Costumes, designed by Company Artist Lily Potger, are an amalgam of the motorcross uniform of black pants and jacket, with the memento mori aesthetic. The lighting, realised by Wes Bluff and Claire Browning, clearly indicates the transition from one area of focus to the next. Often the dancers are lit from behind, keeping facial details in darkness but accentuating the shape of the movement.
And the movement is extraordinary. Moving from solo to duet and ensemble configurations, it is both brash and bold with an almost robotic construct, very gestural in parts, including more detailed vibrating and flicking of the hands.
The six artists, Lilly King, Taiga Kita-Leong, Georgia Van Gils, as well as Hall, Lister and Potger are their most powerful when together in the sections of unison. However, duets feature some edgy and challenging partnering work, including vertical overhead lifts, while a physically intense solo by the statuesque Kita-Leong was riveting.

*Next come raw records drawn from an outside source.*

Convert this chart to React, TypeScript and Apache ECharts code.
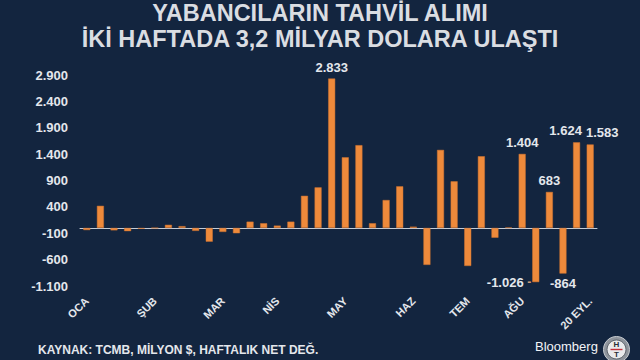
import React, { useEffect, useRef } from "react";
import * as echarts from "echarts";

const titleLines = ["YABANCILARIN TAHVİL ALIMI", "İKİ HAFTADA 3,2 MİLYAR DOLARA ULAŞTI"];
const sourceText = "KAYNAK: TCMB, MİLYON $, HAFTALIK NET DEĞ.";

// weekly net flows (million $)
const flows = [
  -40, 420, -45, -60, -15, 0, 60, 35, -55, -260, -75, -100, 120, 90, 45, 120, 610, 770, 2833,
  1340, 1570, 90, 530, 790, 25, -700, 1480, 885, -720, 1360, -185, 10, 1404, -1026, 683, -864,
  1624, 1583,
];

// month tick labels (by week index)
const monthTicks: [number, string][] = [
  [0, "OCA"], [5, "ŞUB"], [10, "MAR"], [14, "NİS"], [19, "MAY"], [24, "HAZ"], [28, "TEM"], [32, "AĞU"], [37, "20 EYL."],
];
const weekLabels = flows.map((_, i) => {
  const m = monthTicks.find((t) => t[0] === i);
  return m ? m[1] : "";
});
const weeks = flows.map((_, i) => "W" + (i + 1));

const yMin = -1100;
const yMax = 2900;
const yStep = 500;

const fmt = (v: number) => {
  const s = Math.round(Math.abs(v)).toString().replace(/\B(?=(\d{3})+(?!\d))/g, ".");
  return (v < 0 ? "-" : "") + s;
};

const labelled: Record<number, any> = {
  18: { position: "top" },
  32: { position: "top" },
  33: { position: [-1, "100%"], align: "right", verticalAlign: "middle", formatter: (p: any) => `{v|${fmt(p.value)}} {d|-}` },
  34: { position: "top" },
  35: { position: "bottom", distance: 3 },
  36: { position: "top", offset: [-11, 0] },
  37: { position: "top", offset: [12, 0] },
};

const BG = "#13253f";
const TXT = "#e4e7ec";
const FONT = "'Liberation Sans', Arial, sans-serif";

export default function App() {
  const ref = useRef<HTMLDivElement>(null);
  useEffect(() => {
    document.body.style.margin = "0";
    const chart = echarts.init(ref.current!, undefined, { renderer: "svg" });
    const data = flows.map((v, i) => {
      const l = labelled[i];
      if (!l) return v;
      return {
        value: v,
        label: {
          show: true,
          color: TXT,
          fontWeight: "bold",
          fontSize: 13,
          fontFamily: FONT,
          distance: 5,
          formatter: (p: any) => fmt(p.value),
          rich: {
            v: { color: TXT, fontWeight: "bold", fontSize: 13, fontFamily: FONT },
            d: { color: "#c99a78", fontWeight: "bold", fontSize: 12, fontFamily: FONT },
          },
          ...l,
        },
      };
    });
    chart.setOption({
      animation: false,
      backgroundColor: BG,
      textStyle: { fontFamily: FONT },
      title: [
        {
          text: titleLines.join("\n"),
          left: "center",
          top: -5,
          textStyle: { color: "#dadde2", fontSize: 23.5, fontWeight: "bold", fontFamily: FONT, lineHeight: 26 },
        },
        {
          text: sourceText,
          left: 33,
          top: 339,
          textStyle: { color: TXT, fontSize: 12, fontWeight: "bold", fontFamily: FONT },
        },
      ],
      grid: { left: 80, right: 43, top: 75, bottom: 74 },
      xAxis: [
        {
          type: "category",
          data: weeks,
          axisLine: { show: true, onZero: true, lineStyle: { color: "#c3cbd6", width: 1 } },
          axisTick: { show: false },
          axisLabel: { show: false },
          splitLine: { show: false },
        },
        {
          type: "category",
          data: weekLabels,
          position: "bottom",
          axisLine: { show: false, onZero: false },
          axisTick: { show: false },
          axisLabel: {
            interval: 0,
            rotate: 45,
            margin: 13,
            color: TXT,
            fontWeight: "bold",
            fontSize: 11,
            fontFamily: FONT,
          },
          splitLine: { show: false },
        },
      ],
      yAxis: {
        type: "value",
        min: yMin,
        max: yMax,
        interval: yStep,
        axisLine: { show: false },
        axisTick: { show: false },
        splitLine: { show: false },
        axisLabel: {
          margin: 12,
          color: TXT,
          fontWeight: "bold",
          fontSize: 13,
          fontFamily: FONT,
          formatter: (v: number) => fmt(v),
        },
      },
      series: [
        {
          type: "bar",
          data,
          barWidth: 7,
          itemStyle: { color: "#ee8a3b", borderColor: "#d27530", borderWidth: 0.5 },
        },
      ],
      graphic: [
        {
          type: "text",
          left: 535,
          top: 340,
          style: { text: "Bloomberg", fill: "#f2f4f7", font: `500 13px ${FONT}` },
        },
        {
          type: "group",
          left: 603,
          top: 336,
          children: [
            { type: "circle", shape: { cx: 13, cy: 13, r: 13 }, style: { fill: "#8e949c", stroke: "#c9cdd2", lineWidth: 1 } },
            { type: "circle", shape: { cx: 13, cy: 13, r: 9.5 }, style: { fill: "#e9eaec", stroke: "#5d636b", lineWidth: 1 } },
            { type: "text", x: 13, y: 8, style: { text: "H", fill: "#2a2f36", font: `bold 8px ${FONT}`, align: "center", verticalAlign: "middle" } },
            { type: "rect", shape: { x: 7, y: 12.3, width: 12, height: 1.4 }, style: { fill: "#c0303a" } },
            { type: "text", x: 13, y: 18, style: { text: "T", fill: "#2a2f36", font: `bold 8px ${FONT}`, align: "center", verticalAlign: "middle" } },
          ],
        },
      ],
    });
    return () => chart.dispose();
  }, []);
  return <div ref={ref} style={{ width: 640, height: 360, position: "fixed", left: 0, top: 0 }} />;
}
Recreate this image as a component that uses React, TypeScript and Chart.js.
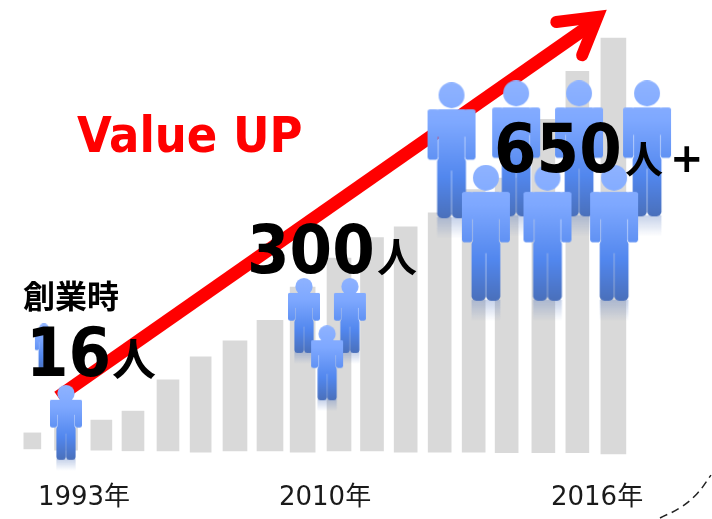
import React, { useEffect, useRef } from "react";
import { Chart, registerables } from "chart.js";

Chart.register(...registerables);

// Bars: place along the x axis, and [bottom, top] in axis units
const barIndex = [0.01, 1, 2.04, 2.97, 4, 4.96, 5.97, 7, 7.96, 9.03, 10, 10.99, 11.99, 12.99, 13.96, 15.04, 16.04, 17.1];
const barLow = [8, 6, 6, 5, 5, 3, 5, 5, 3, 5, 5, 3, 3, 3, 2, 2, 2, 0];
const barHigh = [33, 41, 53, 67, 116, 152, 177, 209, 261, 306, 338, 355, 377, 413, 431, 523, 598, 650];

const tickIndex = [1.53, 8.62, 16.62];
const tickLabels = ["1993年", "2010年", "2016年"];

// Pictograms (draw order: back to front)
const peopleX = [0.35, 1.0, 8.0, 9.35, 8.68, 12.34, 14.24, 16.09, 18.09, 13.35, 15.16, 17.12];
const peopleY = [162, 41, 208, 208, 134, 459, 462, 462, 462, 330, 330, 330];
const peopleSize = [0, 1, 1, 1, 1, 2, 2, 2, 2, 2, 2, 2];

// Growth arrow
const arrowShaftX = [0.765, 16.47];
const arrowShaftY = [89, 672];
const arrowHeadX = [15.42, 16.63, 16.18];
const arrowHeadY = [675, 683, 623];

// Dashed arc, bottom right corner
const arcX = [18.47, 19.06, 19.56, 19.97];
const arcY = [-100, -84, -62, -33];

const labels = [
  { text: "Value UP", x: 77, y: 152, font: "bold 50px 'DejaVu Sans Condensed', 'DejaVu Sans'", color: "#ff0000" },
  { text: "創業時", x: 23, y: 308, font: "bold 32px 'Noto Sans CJK JP'", color: "#000000" },
  { text: "16", x: 26, y: 376, font: "bold 68px 'DejaVu Sans Condensed', 'DejaVu Sans'", color: "#000000" },
  { text: "人", x: 112, y: 376, font: "bold 44px 'Noto Sans CJK JP'", color: "#000000" },
  { text: "300", x: 247, y: 273, font: "bold 68px 'DejaVu Sans Condensed', 'DejaVu Sans'", color: "#000000" },
  { text: "人", x: 377, y: 272, font: "bold 40px 'Noto Sans CJK JP'", color: "#000000" },
  { text: "650", x: 494, y: 172, font: "bold 68px 'DejaVu Sans Condensed', 'DejaVu Sans'", color: "#000000" },
  { text: "人", x: 625, y: 173, font: "bold 38px 'Noto Sans CJK JP'", color: "#000000" },
  { text: "+", x: 670, y: 172, font: "bold 40px 'DejaVu Sans'", color: "#000000" },
];

const barWidths = [17, 23, 21, 22, 22, 21, 24, 26, 25, 24, 23, 23, 23, 23, 23, 23, 23, 25];

const sizeTable = [
  { w: 18, h: 47, r: 7 },
  { w: 32, h: 75, r: 11 },
  { w: 48, h: 136, r: 20 },
];

function roundRect(c: CanvasRenderingContext2D, x: number, y: number, w: number, h: number, r: number) {
  c.beginPath();
  c.roundRect(x, y, w, h, r);
  c.fill();
}

function makePerson(w: number, h: number, r: number): HTMLCanvasElement {
  const cv = document.createElement("canvas");
  cv.width = w + 2;
  cv.height = h + r;
  const c = cv.getContext("2d")!;
  c.translate(1, 0);
  const g = c.createLinearGradient(0, 0, 0, h);
  g.addColorStop(0, "#8fb3ff");
  g.addColorStop(0.3, "#7ea8ff");
  g.addColorStop(0.7, "#5287ee");
  g.addColorStop(1, "#4a70bb");
  c.fillStyle = g;
  const headR = w * 0.27;
  c.beginPath();
  c.arc(w / 2, headR, headR, 0, Math.PI * 2);
  c.fill();
  const top = h * 0.2;
  // shoulders
  roundRect(c, 0, top, w, h * 0.2, w * 0.05);
  // arms
  roundRect(c, 0, top, w * 0.22, h * 0.57 - top, w * 0.07);
  roundRect(c, w * 0.78, top, w * 0.22, h * 0.57 - top, w * 0.07);
  // torso
  c.fillRect(w * 0.23, top, w * 0.54, h * 0.45);
  // legs
  roundRect(c, w * 0.2, h * 0.55, w * 0.295, h * 0.45, w * 0.1);
  roundRect(c, w * 0.505, h * 0.55, w * 0.295, h * 0.45, w * 0.1);
  // reflection
  const f = c.createLinearGradient(0, h, 0, h + r);
  f.addColorStop(0, "rgba(74,112,187,0.3)");
  f.addColorStop(1, "rgba(74,112,187,0)");
  c.fillStyle = f;
  c.fillRect(w * 0.2, h - 1, w * 0.6, r + 1);
  return cv;
}

const textPlugin = {
  id: "freeText",
  afterDatasetsUpdate(chart: Chart) {
    chart.getDatasetMeta(0).data.forEach((el: any, i: number) => {
      el.width = barWidths[i];
    });
  },
  afterDatasetsDraw(chart: Chart) {
    const c = chart.ctx;
    c.save();
    c.textBaseline = "alphabetic";
    c.textAlign = "left";
    for (const l of labels) {
      c.font = l.font;
      c.fillStyle = l.color;
      c.fillText(l.text, l.x, l.y);
    }
    c.restore();
  },
};

export default function App() {
  const ref = useRef<HTMLCanvasElement>(null);
  useEffect(() => {
    const images = peopleSize.map((s) => makePerson(sizeTable[s].w, sizeTable[s].h, sizeTable[s].r));
    const pairs = (xs: number[], ys: number[]) => xs.map((x, i) => ({ x, y: ys[i] }));
    const chart = new Chart(ref.current!, {
      type: "bar",
      plugins: [textPlugin],
      data: {
        datasets: [
          {
            type: "bar",
            label: "headcount",
            data: barIndex.map((x, i) => ({ x, y: [barLow[i], barHigh[i]] })),
            backgroundColor: "#d9d9d9",
            barThickness: 23,
            order: 5,
          },
          {
            type: "line",
            label: "arc",
            data: pairs(arcX, arcY),
            borderColor: "#222222",
            borderWidth: 1.5,
            borderDash: [8, 5],
            tension: 0.4,
            pointRadius: 0,
            clip: false,
            order: 4,
          },
          {
            type: "line",
            label: "shaft",
            data: pairs(arrowShaftX, arrowShaftY),
            borderColor: "#ff0000",
            borderWidth: 13,
            pointRadius: 0,
            clip: false,
            order: 3,
          },
          {
            type: "line",
            label: "head",
            data: pairs(arrowHeadX, arrowHeadY),
            borderColor: "#ff0000",
            borderWidth: 12,
            borderCapStyle: "round",
            borderJoinStyle: "miter",
            pointRadius: 0,
            clip: false,
            order: 2,
          },
          {
            type: "line",
            label: "people",
            data: pairs(peopleX, peopleY),
            showLine: false,
            pointStyle: images,
            pointRadius: 3,
            clip: false,
            order: 1,
          },
        ],
      } as any,
      options: {
        responsive: false,
        animation: false,
        devicePixelRatio: 1,
        events: [],
        layout: { padding: 0, autoPadding: false },
        plugins: { legend: { display: false }, tooltip: { enabled: false }, title: { display: false } },
        scales: {
          x: {
            type: "linear",
            offset: false,
            min: -32 / 34,
            max: 20,
            grid: { display: false, offset: false },
            border: { display: false },
            afterBuildTicks: (s: any) => {
              s.ticks = tickIndex.map((value) => ({ value }));
            },
            afterFit: (s: any) => {
              s.height = 49;
            },
            ticks: {
              autoSkip: false,
              maxRotation: 0,
              padding: 5,
              color: "#1a1a1a",
              font: { family: "'DejaVu Sans', 'Noto Sans CJK JP'", size: 26 },
              callback: (_v: any, i: number) => tickLabels[i],
            },
          },
          y: {
            type: "linear",
            display: false,
            min: -25,
            max: 454 / 0.64,
          },
        },
      } as any,
    });
    return () => chart.destroy();
  }, []);
  return (
    <div style={{ position: "absolute", left: 0, top: 0, width: 712, height: 519 }}>
      <canvas ref={ref} width={712} height={519} style={{ display: "block" }} />
    </div>
  );
}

The movement is underpinned by Louis Frere-Harvey’s percussive, sonorous score, its almost liturgical rhythms often sweeping the movement along in time.
Relic builds in pace towards its end. In an assault on all the senses, Kita-Leong, back-lit in blood red, beats the air with a chequered flag in sweeping arcs around the space. Joined by the remaining dancers wielding large white flags, the collective whirring and whipping was powerfully hypnotic.
A denouement of reflection is provided by Opera Queensland Soprano, Leanne Kenneally, resplendent in a long, dark blue, full-skirted gown, as, in haunting song, she is led through the space. A brutal segue to a soundtrack of racing motor bikes then sees dancers, at break-neck speed, dash through the audience to a finish line – the final lap!
Relic is a dense, multi-layered work that begs another viewing. Sadly, its short, but I believe packed season, finished on Sunday.